身兼岳父、老师双重身份的帕切科更加积极地开发委拉斯开兹身上的才能,竭尽全力地把他培养成为一个独立的画家,特别是介绍给塞维里亚市长的儿子——艺术爱好者奥里瓦斯伯爵,这成为后来女婿发迹的开端。不久,菲利普四世起用伯爵担任总理大臣。与此同时,伯爵所喜欢的委拉斯开兹,也做了国王的宫廷画家,住在马德里的皇宫里。

25岁的画家与19岁的国王从那时起便建立了深厚的友谊,国王终生不再任用其他的画家为王室画像。不久,西班牙宫廷里来了一位重要的外使,这便是大画家鲁本斯,国王招待他住在皇宫里,公务之余就来委拉斯开兹的画室作画。鲁本斯惊异于这个小他22岁的年轻人的才华,和那与自己迥异的优秀的创作风格,力劝委拉斯开兹一定要去意大利学习。在他的努力下,29岁的委拉斯开兹开始了在意大利的两年进修。他精研了文艺复兴时期历代大师的杰出艺术成就,特别是对威尼斯画派对色彩的运用颇有心得。

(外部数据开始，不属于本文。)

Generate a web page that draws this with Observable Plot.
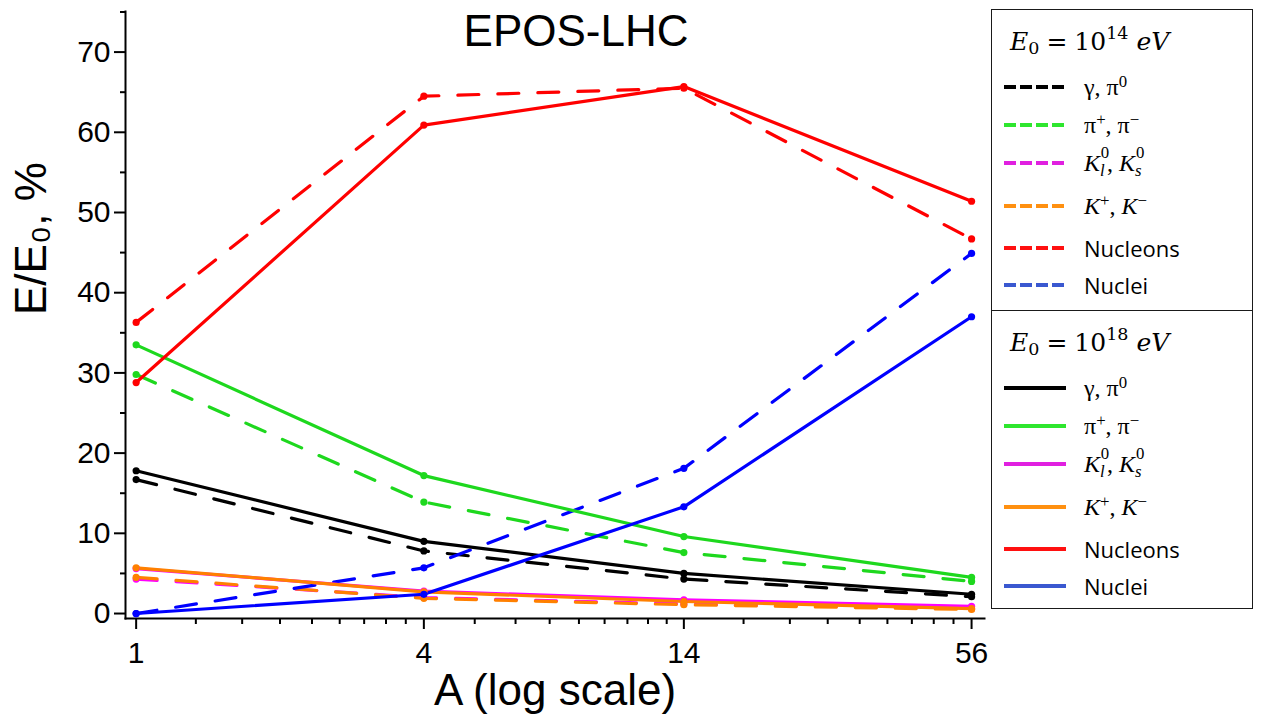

回国后,人们发现他所画的肖像造型更为优雅精确,难能可贵的是有一种隐于纸内的慑人力量,高度的写实功力与对色彩的巧妙把握使他的肖像作品充满了神奇的魅力。菲里普四世以他私藏的这位丹青圣手为荣,把他所作的肖像当做外交上的重要礼物,甚至把画家借给欧洲各王室显贵以显示政治上的宽宏。于是委拉斯开兹便集荣宠于一身,他不仅是宫廷的首席画家,还是皇宫的艺术总监。这自然招致了许多自命正统的画家的嫉妒,嘲讽他只会画肖像,是个“人头”画家。这件事也真正激发了他的艺术斗志,想在其他方面展现自己的才华,这才有了后来的《纺织女》、《镜中的维纳斯》等一系列不朽的杰作。

委拉斯开兹的生活基本上与卑躬屈膝联系在了一起,他终生为王权服务,入宫后早期的真正的写实作品就从他的创作中消失了,他的生活几乎在单调乏味中度过,只是不停地画肖像,以至所作的肖像作品占到全部作品的5/6。61岁时,他被任命为公主与法王路易十四婚礼的礼仪官,为婚事大操大办,事后过度的劳累夺去了他的生命。

帕切科曾经自豪地说:“我的学生仅次于鲁本斯。”然而在今天看来,委拉斯开兹的成就非但不在那位巴洛克大师之下,有些方面似乎还超过了鲁本斯。他的现实主义美是任何冠之以激情美感的作品无法比拟的。也许,后世曾经想象——如果给他以自由,他的艺术成就应当远不及此。也许注定是只锐意苍天的雄鹰,却被养在了金丝雀的笼子里。